Another church tragedy

From Brownstoner:

The St. Ignatius Church and its community hall are in the process of being demolished at 267 Rogers Avenue in Crown Heights, where Curbed found this rendering on the fence. Building applications were filed last November to construct a five story, 165-unit apartment building, but they weren’t approved until last week.

Heights Advisors are the developers behind the 112,155-square-foot project, which will have 35 underground parking spaces and 48 open ones, a fitness room, laundry, rec room and roof terrace.

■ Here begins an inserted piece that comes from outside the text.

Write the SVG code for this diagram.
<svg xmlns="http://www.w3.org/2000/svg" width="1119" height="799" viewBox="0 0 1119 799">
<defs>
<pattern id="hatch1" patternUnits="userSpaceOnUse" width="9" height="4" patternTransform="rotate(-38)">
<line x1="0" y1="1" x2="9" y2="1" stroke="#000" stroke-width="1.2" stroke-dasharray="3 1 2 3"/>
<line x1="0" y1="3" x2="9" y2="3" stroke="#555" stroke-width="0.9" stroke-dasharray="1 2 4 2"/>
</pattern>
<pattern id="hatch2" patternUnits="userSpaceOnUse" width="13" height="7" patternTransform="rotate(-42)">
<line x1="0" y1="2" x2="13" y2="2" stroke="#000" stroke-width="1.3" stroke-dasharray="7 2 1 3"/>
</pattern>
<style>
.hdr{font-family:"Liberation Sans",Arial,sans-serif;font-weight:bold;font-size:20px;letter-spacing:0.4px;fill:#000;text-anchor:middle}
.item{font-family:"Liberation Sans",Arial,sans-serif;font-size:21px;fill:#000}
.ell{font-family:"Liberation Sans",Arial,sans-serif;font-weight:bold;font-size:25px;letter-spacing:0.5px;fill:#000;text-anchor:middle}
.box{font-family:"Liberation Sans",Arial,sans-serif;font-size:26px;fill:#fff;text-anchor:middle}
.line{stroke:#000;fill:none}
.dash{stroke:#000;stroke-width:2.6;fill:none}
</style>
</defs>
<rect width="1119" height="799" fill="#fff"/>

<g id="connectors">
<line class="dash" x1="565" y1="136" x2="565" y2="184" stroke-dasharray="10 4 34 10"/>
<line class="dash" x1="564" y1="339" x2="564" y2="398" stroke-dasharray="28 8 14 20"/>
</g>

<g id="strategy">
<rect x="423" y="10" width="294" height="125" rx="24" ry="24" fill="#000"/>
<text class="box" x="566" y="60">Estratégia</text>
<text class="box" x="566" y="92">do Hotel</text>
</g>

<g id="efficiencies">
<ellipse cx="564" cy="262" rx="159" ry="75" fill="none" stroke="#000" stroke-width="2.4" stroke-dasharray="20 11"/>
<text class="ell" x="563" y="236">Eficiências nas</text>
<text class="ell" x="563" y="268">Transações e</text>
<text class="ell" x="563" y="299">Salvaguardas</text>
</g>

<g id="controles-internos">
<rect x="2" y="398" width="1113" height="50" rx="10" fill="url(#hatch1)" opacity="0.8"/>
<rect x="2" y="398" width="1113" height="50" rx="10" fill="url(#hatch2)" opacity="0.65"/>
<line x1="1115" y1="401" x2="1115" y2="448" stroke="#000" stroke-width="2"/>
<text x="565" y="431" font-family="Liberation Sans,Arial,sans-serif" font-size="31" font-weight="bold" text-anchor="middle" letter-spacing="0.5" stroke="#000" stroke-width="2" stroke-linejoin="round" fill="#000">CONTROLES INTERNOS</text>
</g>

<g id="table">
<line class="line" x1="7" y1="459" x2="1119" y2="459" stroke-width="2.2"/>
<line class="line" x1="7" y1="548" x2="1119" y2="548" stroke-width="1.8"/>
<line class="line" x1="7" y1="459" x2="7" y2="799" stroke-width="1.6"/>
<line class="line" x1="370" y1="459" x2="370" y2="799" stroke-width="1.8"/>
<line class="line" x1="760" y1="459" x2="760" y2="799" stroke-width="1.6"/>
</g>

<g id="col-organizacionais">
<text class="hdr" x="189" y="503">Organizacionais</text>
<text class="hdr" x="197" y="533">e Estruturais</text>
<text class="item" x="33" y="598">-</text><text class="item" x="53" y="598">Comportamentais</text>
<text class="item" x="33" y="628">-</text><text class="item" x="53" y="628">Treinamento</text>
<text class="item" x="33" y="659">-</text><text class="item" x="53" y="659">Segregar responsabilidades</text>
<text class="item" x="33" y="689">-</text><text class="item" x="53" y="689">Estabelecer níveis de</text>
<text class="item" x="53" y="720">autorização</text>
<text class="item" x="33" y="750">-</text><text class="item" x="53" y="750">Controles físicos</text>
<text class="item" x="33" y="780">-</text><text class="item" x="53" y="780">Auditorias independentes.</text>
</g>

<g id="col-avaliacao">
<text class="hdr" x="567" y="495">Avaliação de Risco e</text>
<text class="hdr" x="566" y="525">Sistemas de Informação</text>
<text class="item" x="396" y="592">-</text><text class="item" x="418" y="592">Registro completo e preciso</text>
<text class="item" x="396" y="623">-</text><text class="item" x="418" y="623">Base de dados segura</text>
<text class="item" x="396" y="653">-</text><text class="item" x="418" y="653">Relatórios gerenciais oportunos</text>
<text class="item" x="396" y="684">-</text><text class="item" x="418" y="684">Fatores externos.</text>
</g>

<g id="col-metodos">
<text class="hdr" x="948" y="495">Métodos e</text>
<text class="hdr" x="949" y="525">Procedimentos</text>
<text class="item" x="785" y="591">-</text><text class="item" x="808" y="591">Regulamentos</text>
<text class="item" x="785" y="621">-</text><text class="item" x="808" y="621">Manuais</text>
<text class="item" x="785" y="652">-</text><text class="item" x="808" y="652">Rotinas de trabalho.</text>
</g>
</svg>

You don't have to be religious to understand that this is a travesty. Beautiful green space that was used by the community to be covered with a building lived in by those of means who probably haven't even moved here yet.

Friday, March 21, 2014

Hearing both sides

From The Forum:

Plans to create an upscale apartment building in the heart of Ridgewood put some residents at odds with one another at a rowdy rezoning public hearing.

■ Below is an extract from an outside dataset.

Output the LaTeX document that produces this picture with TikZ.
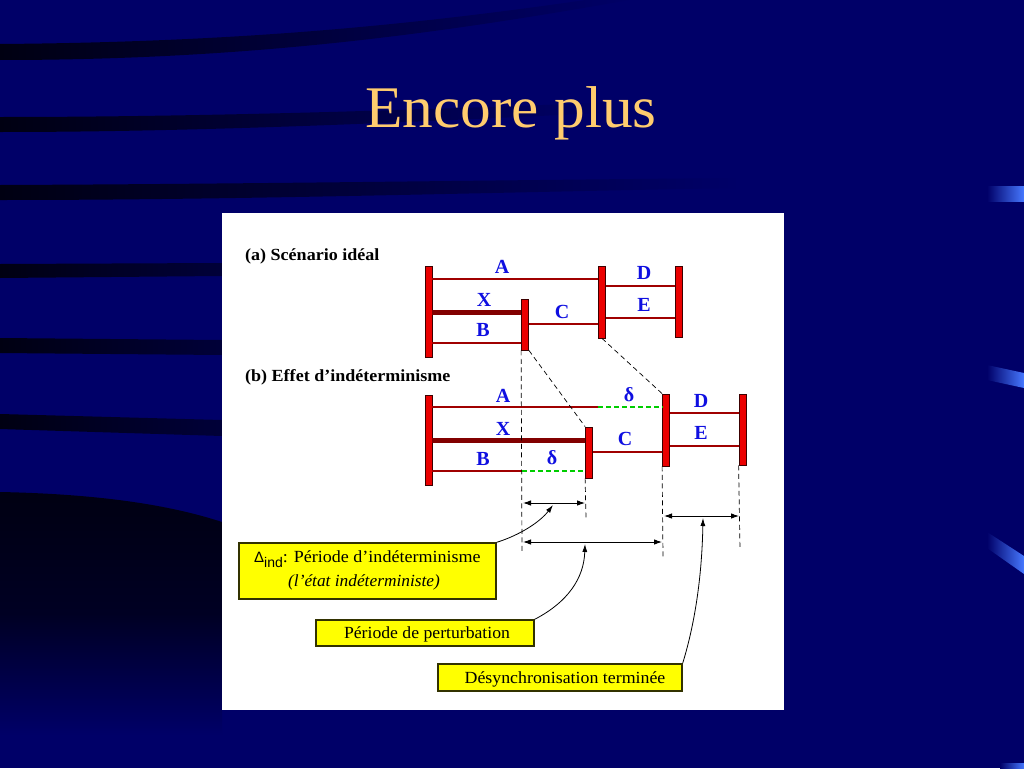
\documentclass[tikz,border=0pt]{standalone}
\usepackage{graphicx}
\usepackage{fontspec}
\setmainfont{Liberation Serif}
\setsansfont{Liberation Sans}
\usetikzlibrary{arrows.meta,calc}
\definecolor{bg}{RGB}{0,0,104}
\definecolor{stripe}{RGB}{0,0,18}
\definecolor{titleor}{RGB}{255,204,110}
\definecolor{barred}{RGB}{235,0,0}
\definecolor{barline}{RGB}{60,0,0}
\definecolor{linered}{RGB}{160,0,0}
\definecolor{thickred}{RGB}{130,0,0}
\definecolor{lblue}{RGB}{15,15,225}
\definecolor{dgreen}{RGB}{0,205,0}
\definecolor{tabblue}{RGB}{70,120,255}
\definecolor{boxyellow}{RGB}{255,255,0}
\definecolor{boxline}{RGB}{50,50,0}
\newcommand{\wx}[2]{\scalebox{#1}[1]{#2}}
\begin{document}
\begin{tikzpicture}[x=1pt,y=-1pt,
  barbox/.style={draw=barline,line width=0.8pt,fill=barred,inner sep=0pt,minimum width=7pt},
  rline/.style={draw=linered,line width=2.4pt},
  xline/.style={draw=thickred,line width=5pt},
  gdash/.style={draw=dgreen,line width=2.4pt,dash pattern=on 5pt off 3pt},
  guide/.style={draw=black,line width=0.7pt,dash pattern=on 5pt off 3.5pt},
  dim/.style={draw=black,line width=0.9pt,{Latex[length=8pt,width=5.5pt]}-{Latex[length=8pt,width=5.5pt]}},
  lead/.style={draw=black,line width=0.8pt,-{Latex[length=8pt,width=5pt]}},
  lbl/.style={text=lblue,font=\fontsize{20}{22}\selectfont\bfseries,inner sep=0pt},
  hdr/.style={font=\fontsize{17}{19}\selectfont\bfseries,inner sep=0pt,anchor=base west},
  ybox/.style={draw=boxline,line width=1.3pt,fill=boxyellow,inner sep=0pt},
  btxt/.style={font=\fontsize{17}{19}\selectfont,inner sep=0pt}]
\useasboundingbox (0,0) rectangle (1024,768);
% background
\fill[bg] (0,0) rectangle (1024,768);
\shade[left color=stripe,right color=bg] (0,44) .. controls (250,42) and (420,24) .. (600,-2) -- (640,-2) .. controls (440,34) and (250,60) .. (0,60) -- cycle;
\shade[left color=stripe,right color=bg] (0,117) .. controls (200,117) and (420,110) .. (620,102) -- (620,112) .. controls (420,122) and (200,132) .. (0,132) -- cycle;
\shade[left color=stripe,right color=bg] (0,185) .. controls (250,184) and (500,180) .. (740,178) -- (740,188) .. controls (500,192) and (250,200) .. (0,200) -- cycle;
\shade[left color=stripe,right color=stripe!55!bg] (0,264) -- (222,263) -- (222,276) -- (0,278) -- cycle;
\shade[left color=stripe,right color=stripe!55!bg] (0,338) -- (222,340) -- (222,355) -- (0,353) -- cycle;
\shade[left color=stripe,right color=stripe!55!bg] (0,414) -- (222,420) -- (222,436) -- (0,429) -- cycle;
\shade[top color=stripe,bottom color=bg,middle color=stripe!80!bg] (0,492) .. controls (100,494) and (170,505) .. (222,522) -- (222,735) -- (0,735) -- cycle;
% right tabs
\shade[left color=bg,right color=tabblue] (987,186) rectangle (1024,201);
\shade[left color=bg,right color=tabblue] (987,365) -- (1024,373) -- (1024,388) -- (987,380) -- cycle;
\shade[left color=bg,right color=tabblue] (987,532) -- (1024,556) -- (1024,574) -- (987,548) -- cycle;
\shade[left color=bg,right color=tabblue] (1000,763) -- (1024,763) -- (1024,768) -- (1000,768) -- cycle;
% title
\node[text=titleor,font=\fontsize{59}{62}\selectfont,anchor=base,inner sep=0pt] (title) at (511,127) {\wx{1.04}{Encore plus}};
% panel
\fill[white] (222,213) rectangle (784,710);
% headers
\node[hdr] (ha) at (245,260) {\wx{1.06}{(a) Scénario idéal}};
\node[hdr] (hb) at (245,381) {\wx{1.06}{(b) Effet d’indéterminisme}};
% ---------- (a) ----------
\node[barbox,minimum height=91pt] (a1) at (428.5,311.5) {};
\node[barbox,minimum height=51pt] (a2) at (525,324.5) {};
\node[barbox,minimum height=72pt] (a3) at (602,302) {};
\node[barbox,minimum height=71pt] (a4) at (678.5,301.5) {};
\draw[rline] (a1.east |- 0,279) -- (a3.west |- 0,279);
\draw[xline] (a1.east |- 0,312) -- (a2.west |- 0,312);
\draw[rline] (a1.east |- 0,343) -- (a2.west |- 0,343);
\draw[rline] (a2.east |- 0,324) -- (a3.west |- 0,324);
\draw[rline] (a3.east |- 0,286) -- (a4.west |- 0,286);
\draw[rline] (a3.east |- 0,318) -- (a4.west |- 0,318);
\node[lbl] (la) at (502,267) {A};
\node[lbl] (lx) at (484,299.5) {X};
\node[lbl] (lb) at (483,330) {B};
\node[lbl] (lc) at (562,311.5) {C};
\node[lbl] (ld) at (644,273) {D};
\node[lbl] (le) at (644,305) {E};
% ---------- (b) ----------
\node[barbox,minimum height=90pt] (b1) at (428.5,440) {};
\node[barbox,minimum height=51pt] (b2) at (589,452.5) {};
\node[barbox,minimum height=72pt] (b3) at (666,430) {};
\node[barbox,minimum height=71pt] (b4) at (742.5,429.5) {};
\coordinate (ga) at (598,407);
\coordinate (gb) at (522,471);
\draw[rline] (b1.east |- ga) -- (ga);
\draw[gdash] (ga) -- (b3.west |- ga);
\draw[xline] (b1.east |- 0,440) -- (b2.west |- 0,440);
\draw[rline] (b1.east |- gb) -- (gb);
\draw[gdash] (gb) -- (b2.west |- gb);
\draw[rline] (b2.east |- 0,452) -- (b3.west |- 0,452);
\draw[rline] (b3.east |- 0,413) -- (b4.west |- 0,413);
\draw[rline] (b3.east |- 0,446) -- (b4.west |- 0,446);
\node[lbl] (lba) at (503,396) {A};
\node[lbl] (ldt) at (629,395) {δ};
\node[lbl] (lbx) at (503,429) {X};
\node[lbl] (lbb) at (483,459) {B};
\node[lbl] (ldb) at (552,458) {δ};
\node[lbl] (lbc) at (625,439) {C};
\node[lbl] (lbd) at (701,401) {D};
\node[lbl] (lbe) at (701,433) {E};
% guide lines
\coordinate (v1) at (522,552);
\coordinate (v2) at (586,518);
\coordinate (v3) at (663,557);
\coordinate (v4) at (740,550);
\draw[guide] (a2.south west) -- (v1);
\draw[guide] (a2.south east) -- (b2.north west);
\draw[guide] (a3.south) -- (b3.north west);
\draw[guide] (b2.south west) -- (v2);
\draw[guide] (b3.south west) -- (v3);
\draw[guide] (b4.south west) -- (v4);
% dimension arrows
\coordinate (d1l) at (523,503);
\coordinate (d1r) at (585,503);
\coordinate (d2l) at (523,542);
\coordinate (d2r) at (662,542);
\coordinate (d3l) at (664,516);
\coordinate (d3r) at (739,516);
\draw[dim] (d1l) -- (d1r);
\draw[dim] (d2l) -- (d2r);
\draw[dim] (d3l) -- (d3r);
% yellow boxes
\node[ybox,minimum width=257pt,minimum height=56pt] (box1) at (367.5,571) {};
\node[ybox,minimum width=218pt,minimum height=26pt] (box2) at (425,633) {};
\node[ybox,minimum width=244pt,minimum height=27pt] (box3) at (560,677.5) {};
\node[btxt,anchor=base west] (t1) at (254,562) {{\sffamily\fontsize{15}{17}\selectfont Δ\raisebox{-5pt}{\fontsize{14}{16}\selectfont ind}}\wx{1.06}{: Période d’indéterminisme}};
\node[btxt,anchor=base] (t2) at (364,586) {\wx{1.02}{\itshape (l’état indéterministe)}};
\node[btxt,anchor=base] (t3) at (427,638) {\wx{1.04}{Période de perturbation}};
\node[btxt,anchor=base] (t4) at (565,683) {\wx{1.05}{Désynchronisation terminée}};
% leaders
\draw[lead] (box1.north east) .. controls (520,535) and (540,522) .. (553,505);
\draw[lead] (box2.north east) .. controls (568,602) and (584,578) .. (585,544);
\draw[lead] (box3.north east) .. controls (696,620) and (702,572) .. (703,518);
\end{tikzpicture}
\end{document}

There was a clear divide among those who spoke at last week’s Community Board 5 meeting. While some Ridgewood residents said the 176 Woodward Ave. apartment proposal would help uplift a community eyesore, others sounded off against a complex they felt would only cater to the more financially comfortable.

Aufgang Architects designed the proposal for the $18 million facility that includes a 90,000-square-foot structure to house 88 residential units, commercial retail space, and 118 underground parking spots. Developers said rental prices there were estimated to range anywhere from $1,100 to $1,200 for a studio; $1,400 to $1,600 for a one-bedroom apartment; and $1,700-$1,800 for a two-bedroom apartment.

Tuesday, February 25, 2014

Wow, what a bargain!

I couldn't help but laugh at this ad on Brownstoner Queens:

There’s a new building renting at 37-53 75th Street, right off Roosevelt Avenue in Jackson Heights. There are six full-floor units, all three and four bedrooms. The three-bedroom units are asking $2,950 a month, four bedrooms are asking $3,600.

What idiot is paying that much to rent a piece of Steve Chon Queens Crap in Jackson Heights? This replaced a one-family home.